### Code that draws figures
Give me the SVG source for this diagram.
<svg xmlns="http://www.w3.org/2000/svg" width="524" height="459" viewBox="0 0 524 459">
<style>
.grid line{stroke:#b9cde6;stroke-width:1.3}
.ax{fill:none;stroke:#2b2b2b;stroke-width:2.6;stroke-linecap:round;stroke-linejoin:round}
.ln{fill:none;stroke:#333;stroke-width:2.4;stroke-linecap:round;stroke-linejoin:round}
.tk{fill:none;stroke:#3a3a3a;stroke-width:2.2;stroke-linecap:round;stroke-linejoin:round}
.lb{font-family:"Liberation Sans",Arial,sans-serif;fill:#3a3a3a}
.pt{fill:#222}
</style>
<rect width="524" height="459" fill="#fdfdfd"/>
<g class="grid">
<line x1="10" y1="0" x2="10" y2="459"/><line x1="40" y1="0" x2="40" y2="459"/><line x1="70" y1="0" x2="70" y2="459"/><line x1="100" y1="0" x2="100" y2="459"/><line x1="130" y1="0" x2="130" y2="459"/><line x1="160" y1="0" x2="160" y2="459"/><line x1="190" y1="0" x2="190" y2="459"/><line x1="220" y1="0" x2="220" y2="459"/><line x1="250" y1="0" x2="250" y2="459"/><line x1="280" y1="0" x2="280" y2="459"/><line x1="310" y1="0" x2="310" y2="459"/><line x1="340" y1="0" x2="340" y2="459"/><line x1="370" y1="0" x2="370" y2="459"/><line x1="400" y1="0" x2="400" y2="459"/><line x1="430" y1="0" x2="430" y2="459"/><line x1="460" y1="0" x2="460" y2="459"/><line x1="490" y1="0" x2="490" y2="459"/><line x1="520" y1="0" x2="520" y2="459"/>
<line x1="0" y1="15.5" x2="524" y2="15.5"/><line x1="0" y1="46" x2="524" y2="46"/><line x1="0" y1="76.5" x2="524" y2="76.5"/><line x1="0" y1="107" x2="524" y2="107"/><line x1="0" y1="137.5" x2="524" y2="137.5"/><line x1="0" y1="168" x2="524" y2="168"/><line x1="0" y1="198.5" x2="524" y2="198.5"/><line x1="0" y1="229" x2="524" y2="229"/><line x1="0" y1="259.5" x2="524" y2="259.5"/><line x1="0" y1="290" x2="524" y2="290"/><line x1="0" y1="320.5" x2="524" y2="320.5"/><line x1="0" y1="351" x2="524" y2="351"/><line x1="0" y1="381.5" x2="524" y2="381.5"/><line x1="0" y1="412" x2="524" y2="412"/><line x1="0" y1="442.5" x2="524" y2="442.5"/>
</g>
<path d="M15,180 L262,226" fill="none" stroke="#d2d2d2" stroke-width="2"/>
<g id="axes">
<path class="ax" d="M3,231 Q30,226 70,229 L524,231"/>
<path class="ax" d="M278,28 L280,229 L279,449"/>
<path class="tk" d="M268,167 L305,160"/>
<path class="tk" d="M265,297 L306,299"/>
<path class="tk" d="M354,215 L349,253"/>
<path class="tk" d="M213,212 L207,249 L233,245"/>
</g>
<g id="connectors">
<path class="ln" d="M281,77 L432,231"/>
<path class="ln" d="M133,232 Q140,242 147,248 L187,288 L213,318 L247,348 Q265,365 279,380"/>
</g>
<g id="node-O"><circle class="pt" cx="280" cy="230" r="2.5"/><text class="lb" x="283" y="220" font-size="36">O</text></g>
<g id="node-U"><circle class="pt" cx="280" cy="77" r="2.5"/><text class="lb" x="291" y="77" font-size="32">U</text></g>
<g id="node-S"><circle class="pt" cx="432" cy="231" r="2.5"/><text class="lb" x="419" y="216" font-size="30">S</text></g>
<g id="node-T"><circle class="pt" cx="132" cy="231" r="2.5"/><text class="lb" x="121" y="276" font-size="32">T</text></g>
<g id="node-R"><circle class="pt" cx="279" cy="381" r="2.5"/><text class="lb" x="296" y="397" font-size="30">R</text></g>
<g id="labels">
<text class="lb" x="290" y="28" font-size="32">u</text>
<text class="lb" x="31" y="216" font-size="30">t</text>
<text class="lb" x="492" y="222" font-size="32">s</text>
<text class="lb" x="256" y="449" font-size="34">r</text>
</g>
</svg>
---
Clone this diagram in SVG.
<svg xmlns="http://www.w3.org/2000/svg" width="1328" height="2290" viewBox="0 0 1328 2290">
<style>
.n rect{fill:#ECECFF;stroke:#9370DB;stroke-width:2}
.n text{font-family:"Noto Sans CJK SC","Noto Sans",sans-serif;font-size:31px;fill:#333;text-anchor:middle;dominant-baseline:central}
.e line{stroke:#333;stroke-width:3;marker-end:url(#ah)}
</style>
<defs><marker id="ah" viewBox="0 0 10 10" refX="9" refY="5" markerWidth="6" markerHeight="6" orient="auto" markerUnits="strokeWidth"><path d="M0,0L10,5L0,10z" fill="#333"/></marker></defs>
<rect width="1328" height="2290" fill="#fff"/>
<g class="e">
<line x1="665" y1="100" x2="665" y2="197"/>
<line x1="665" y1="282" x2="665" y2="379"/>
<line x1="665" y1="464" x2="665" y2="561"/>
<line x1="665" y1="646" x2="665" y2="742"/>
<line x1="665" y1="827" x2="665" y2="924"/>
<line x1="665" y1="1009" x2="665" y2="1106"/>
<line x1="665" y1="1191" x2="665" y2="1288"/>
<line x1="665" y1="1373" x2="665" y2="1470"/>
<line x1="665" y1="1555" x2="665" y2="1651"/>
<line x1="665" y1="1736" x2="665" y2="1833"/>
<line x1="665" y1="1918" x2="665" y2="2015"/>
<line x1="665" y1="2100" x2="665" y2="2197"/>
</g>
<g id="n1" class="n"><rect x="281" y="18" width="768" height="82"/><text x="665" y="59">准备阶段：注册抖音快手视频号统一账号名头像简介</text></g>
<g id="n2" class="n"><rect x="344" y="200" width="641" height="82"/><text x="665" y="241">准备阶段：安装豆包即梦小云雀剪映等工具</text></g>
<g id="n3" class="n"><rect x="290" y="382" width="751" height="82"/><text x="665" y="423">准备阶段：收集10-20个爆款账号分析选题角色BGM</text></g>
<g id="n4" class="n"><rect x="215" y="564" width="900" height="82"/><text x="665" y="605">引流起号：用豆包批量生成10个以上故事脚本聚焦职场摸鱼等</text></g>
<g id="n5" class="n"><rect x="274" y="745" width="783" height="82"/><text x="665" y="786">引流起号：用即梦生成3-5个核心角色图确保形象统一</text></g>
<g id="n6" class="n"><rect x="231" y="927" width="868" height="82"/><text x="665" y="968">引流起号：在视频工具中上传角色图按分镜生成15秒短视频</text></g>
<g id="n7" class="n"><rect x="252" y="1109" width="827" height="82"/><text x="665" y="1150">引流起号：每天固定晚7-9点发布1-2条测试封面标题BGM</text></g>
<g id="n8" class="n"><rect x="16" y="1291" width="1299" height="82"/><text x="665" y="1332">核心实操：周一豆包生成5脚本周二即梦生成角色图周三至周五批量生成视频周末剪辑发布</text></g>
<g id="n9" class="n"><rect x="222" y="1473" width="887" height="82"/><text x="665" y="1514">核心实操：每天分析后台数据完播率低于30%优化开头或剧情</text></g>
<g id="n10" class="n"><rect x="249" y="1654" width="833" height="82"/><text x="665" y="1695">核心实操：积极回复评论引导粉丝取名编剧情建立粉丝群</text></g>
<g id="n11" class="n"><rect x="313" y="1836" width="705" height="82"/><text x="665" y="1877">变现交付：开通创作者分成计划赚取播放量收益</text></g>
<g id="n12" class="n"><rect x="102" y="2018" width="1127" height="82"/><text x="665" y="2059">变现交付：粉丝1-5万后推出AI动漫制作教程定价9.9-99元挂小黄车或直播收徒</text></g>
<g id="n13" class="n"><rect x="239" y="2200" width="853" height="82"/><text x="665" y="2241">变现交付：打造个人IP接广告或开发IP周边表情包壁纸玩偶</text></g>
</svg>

### GIVEN EXERCISE
Check the data for the word "diagram" and pull out the lines that have it.

### SOLUTION FOR THIS EXERCISE
Give me the SVG source for this diagram.
Clone this diagram in SVG.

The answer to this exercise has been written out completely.